The production is the most accomplished of anything in this week’s batch, and when it’s on, it’s genuinely cinematic. “Burst” is the clearest win, its fuzzed guitars panned wide to leave room for a prominent, growling bass that keeps every chord change readable, the master loud but never overrun. “Becoming” opens a wide stereo stage with a controlled sub-bass and a crisp, punchy kick, and “Euphoria” is the cleanest of all, balanced and deep with real dynamic headroom left for its transient peaks.

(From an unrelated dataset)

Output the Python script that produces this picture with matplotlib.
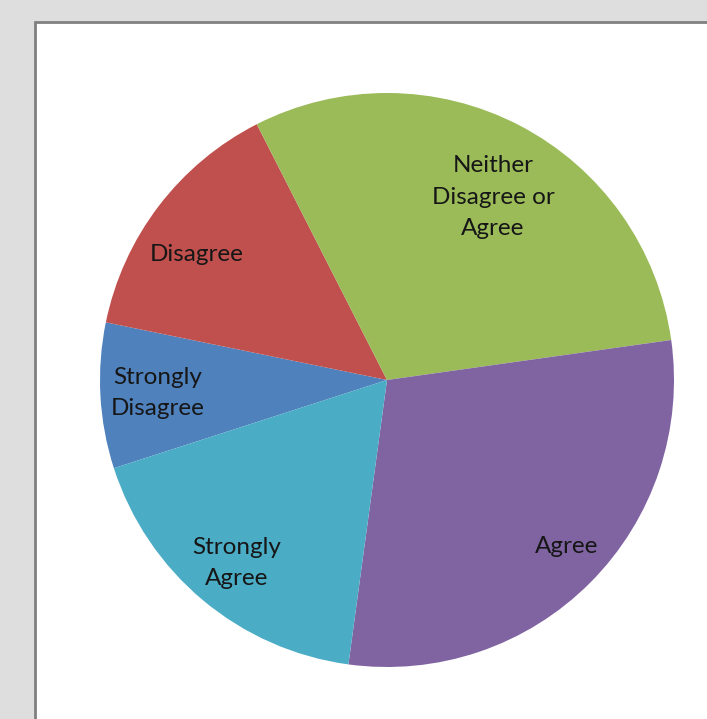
import numpy as np
import matplotlib.pyplot as plt
from matplotlib.patches import Rectangle

# respostas (ordem horaria a partir de "Strongly Disagree")
categorias = ['Strongly\nDisagree', 'Disagree', 'Neither\nDisagree or\nAgree',
              'Agree', 'Strongly\nAgree']
valores = [8.2, 14.3, 30.3, 29.4, 17.9]
cores = ['#4F81BD', '#C0504D', '#9BBB59', '#8064A2', '#4BACC6']
# posicao de cada rotulo: fracao do raio e desvio angular (graus)
dist_rotulo = [0.80, 0.795, 0.737, 0.853, 0.826]
desvio_ang = [0.0, 3.9, -2.6, 1.9, 0.5]

fig = plt.figure(figsize=(7.07, 7.19), dpi=100)
fig.patch.set_facecolor('#DEDEDE')

# area do grafico (branca, com borda cinza)
fig.patches.append(Rectangle((35 / 707, -0.05), 1.0, 1 - 22 / 719 + 0.05,
                             transform=fig.transFigure, facecolor='white',
                             edgecolor='#808080', linewidth=2, zorder=-10))

cx, cy, r = 387 / 707, 1 - 380 / 719, 287
ax = fig.add_axes([cx - r / 707, cy - r / 719, 2 * r / 707, 2 * r / 719])
wedges, textos = ax.pie(valores, labels=categorias, colors=cores,
                        startangle=197.9, counterclock=False,
                        labeldistance=1.0,
                        wedgeprops={'linewidth': 0},
                        textprops={'family': 'Lato', 'fontsize': 17.5,
                                   'color': '#161616'})
for w, t, d, da in zip(wedges, textos, dist_rotulo, desvio_ang):
    ang = np.deg2rad((w.theta1 + w.theta2) / 2 + da)
    t.set_position((d * np.cos(ang), d * np.sin(ang)))
    t.set_horizontalalignment('center')
    t.set_verticalalignment('center')
    t.set_linespacing(1.6)
ax.set_xlim(-1, 1)
ax.set_ylim(-1, 1)
ax.set_aspect('equal')
ax.axis('off')

fig.savefig('out.png', dpi=100, facecolor=fig.get_facecolor())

When Lost in Kyiv trust the space in their arrangements, the electronic textures and the heaviness genuinely lift each other.
The record stumbles when it goes all-in on density. “Mantra” pushes its saturated guitars and a wobbling, over-distorted bass into a single wall where individual notes stop registering, and the loudest passages of “Eclipse” and “Liminality” clamp down hard enough to flatten the drums’ transients just as the songs peak. The opener “Enlightened” already hints at the issue, its low mids overlapping and its snare crushed under the loudness. These are the moments where the polish tips into brute force, and the catharsis the band build toward lands with less impact than it should.
We’re All Going To Be Fine is a polished, atmospheric, genuinely cinematic instrumental post-metal record from a band with a real feel for the crescendo and the electronic undertow beneath it, held just short of the top tier by a handful of over-compressed peaks. When it breathes, as on “Burst” and “Becoming,” it’s the widescreen post-metal Pelagic built its name on. A strong, absorbing listen, and a debut that suggests even better once these Parisians learn to trust the quiet as much as the loud.
Instrumental post-metal with synths woven throughout, built on the swing between ambient calm and fuzzed catharsis. The production is the most accomplished of the batch and genuinely cinematic when it’s on: “Burst” pans its fuzzed guitars wide to leave room for a prominent growling bass that keeps chord changes readable, “Becoming” opens a wide stereo stage with controlled sub-bass and a crisp punchy kick, and “Euphoria” is the cleanest, balanced and deep with real dynamic headroom. It stumbles when it goes all-in on density: “Mantra” pushes saturated guitars and an over-distorted bass into a single wall where notes stop registering, and the loudest passages of “Eclipse” and “Liminality” clamp down hard enough to flatten the drums’ transients at the peaks, while the opener “Enlightened” overlaps its low mids and crushes the snare. Polished, atmospheric and widescreen, held short of the top tier by a handful of over-compressed peaks.